I rolled my eyes. I had no idea what “mouthfeel” meant, but I certainly wasn’t going to give Xander the satisfaction of asking. He loved to show off his wine knowledge to me because oenology was one of the very few fields that he knew more about than I did. He rummaged around the wall until he found the bottle, coated in a fine layer of dust. Rubbing it with the hem of his polo, he explained to me that back in the year of our birth, the Bordeaux region of France was incredibly hot—crazy, record-breaking hot—and also incredibly dry, with droughts that didn’t break until mid-August. This meant that most of the wines from that year and that region turned out to be crap. But this one, he said, was meant to be, for complex reasons having to do with clay and soil and shade and shadow, utterly sublime.

“I don’t think we should do this,” I told him. “By the time you turn twenty-one, you might not hate your dad anymore.”

But it was too late. Xander had already sliced off the foil at the top and was attacking the cork with an opener he’d lifted off a hook on the wall. There were crystal-stemmed glasses above us, hanging upside down and twinkling like chandeliers, but he took the first swig straight from the bottle.

“Whoa,” he said, handing it to me and closing his eyes as he swallowed. “Incroyable.”

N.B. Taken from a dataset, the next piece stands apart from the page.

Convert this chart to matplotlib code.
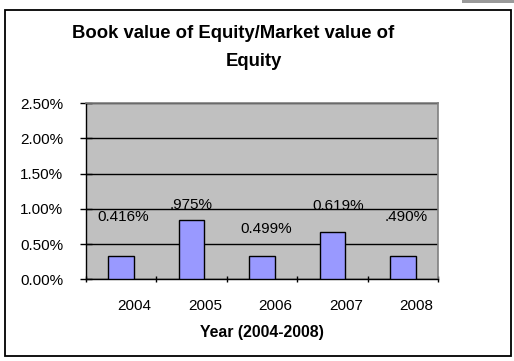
import numpy as np
import matplotlib
matplotlib.use("Agg")
import matplotlib.pyplot as plt
import matplotlib.transforms as mtransforms
from matplotlib.patches import Rectangle

plt.rcParams['font.family'] = ['Liberation Sans', 'DejaVu Sans']

# data (bar heights as drawn, labels as printed)
years = ['2004', '2005', '2006', '2007', '2008']
values = [0.33, 0.84, 0.33, 0.67, 0.33]
labels = ['0.416%', '.975%', '0.499%', '0.619%', '.490%']
yticks = [0.0, 0.5, 1.0, 1.5, 2.0, 2.5]

fig = plt.figure(figsize=(5.14, 3.61), dpi=100)
ax = fig.add_axes([0.1667, 0.2263, 0.686, 0.4876])

x = np.arange(len(years))
ax.bar(x, values, width=0.36, color='#9999FF', edgecolor='black', linewidth=1.0, zorder=3)

# data labels
lab_dx = [0.03, 0.0, 0.06, 0.08, 0.05]
lab_y = [0.88, 1.05, 0.72, 1.04, 0.88]
for xi, lbl, dx, yy in zip(x, labels, lab_dx, lab_y):
    ax.text(xi + dx, yy, lbl, ha='center', va='center', fontsize=11, zorder=4)

ax.set_xlim(-0.5, len(years) - 0.5)
ax.set_ylim(0, 2.5)
ax.set_facecolor('#C0C0C0')
ax.set_yticks(yticks)
ax.set_yticklabels(['%.2f%%' % v for v in yticks], fontsize=11)
ax.yaxis.grid(True, color='black', linewidth=1.0, zorder=1)
ax.set_axisbelow(True)

ax.set_xticks(x)
ax.set_xticklabels(years, fontsize=11)
ax.set_xticks(np.arange(len(years) + 1) - 0.5, minor=True)
ax.tick_params(axis='x', which='major', length=0, pad=14)
ax.tick_params(axis='x', which='minor', direction='inout', length=5, width=1, color='black')
ax.tick_params(axis='y', direction='inout', length=8, width=1, color='black', pad=12)

# the year labels sit a little to the right of the category centres
offset = mtransforms.ScaledTranslation(13.5 / 100, 0, fig.dpi_scale_trans)
for t in ax.get_xticklabels():
    t.set_transform(t.get_transform() + offset)

for side in ['top', 'right']:
    ax.spines[side].set_color('#808080')
    ax.spines[side].set_linewidth(1.2)
for side in ['left', 'bottom']:
    ax.spines[side].set_color('black')
    ax.spines[side].set_linewidth(1.0)

ax.set_xlabel('Year (2004-2008)', fontsize=11.4, fontweight='bold', labelpad=9)

# title, wrapped on two lines as in the source
fig.text(233.5 / 514, 1 - 38.3 / 361, 'Book value of Equity/Market value of',
         ha='center', va='baseline', fontsize=13.3, fontweight='bold')
fig.text(254.2 / 514, 1 - 66 / 361, 'Equity',
         ha='center', va='baseline', fontsize=13.3, fontweight='bold')

# outer chart frame and the grey strip in the top right corner
fig.patches.append(Rectangle((5 / 514, 1 - 356 / 361), 505.7 / 514, 346.5 / 361,
                             transform=fig.transFigure, fill=False,
                             edgecolor='black', linewidth=1.3))
fig.patches.append(Rectangle((462 / 514, 1 - 3 / 361), 52 / 514, 3 / 361,
                             transform=fig.transFigure, facecolor='#9a9a9a',
                             edgecolor='none'))

fig.savefig('out.png', dpi=100)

If someone had told Xander that twenty-year-aged Cheetos were a delicacy, he would have eaten a handful and had the same reaction. The thing about Xander was that he had no mind of his own—no real taste. I thought to myself, as I took the bottle from him, that I couldn’t wait to get out into the world, the big world, the world outside of high school, where I could meet guys who actually knew something about life and didn’t have to fake it.

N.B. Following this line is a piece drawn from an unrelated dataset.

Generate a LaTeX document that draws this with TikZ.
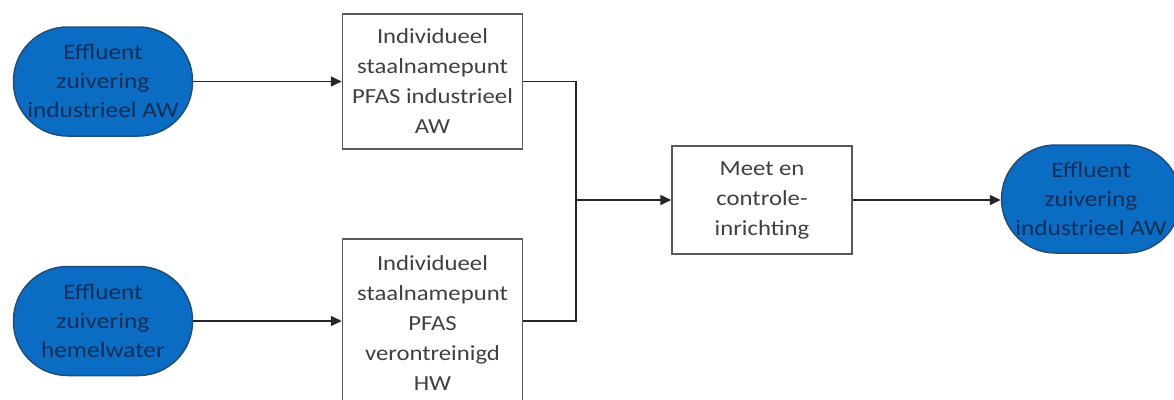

I took a long drink of the stuff, and you know what I tasted?

Dirt.

Heat.

Dry wind.

Gravel and clay and loam and worms.

I know, it sounds disgusting, right?

It wasn’t.

It was, in fact, incroyable.

I kept thinking, as we passed the bottle back and forth, our lips and tongues staining red, that this Bordeaux from France was bottled when Xander and I were just a couple of newborns who’d never hurt anyone or done anything wrong, who were made of nothing but love and milk and hope and promise. The wine was an inversion of us. It just kept getting better and better, while Xander and I kept getting worse and worse.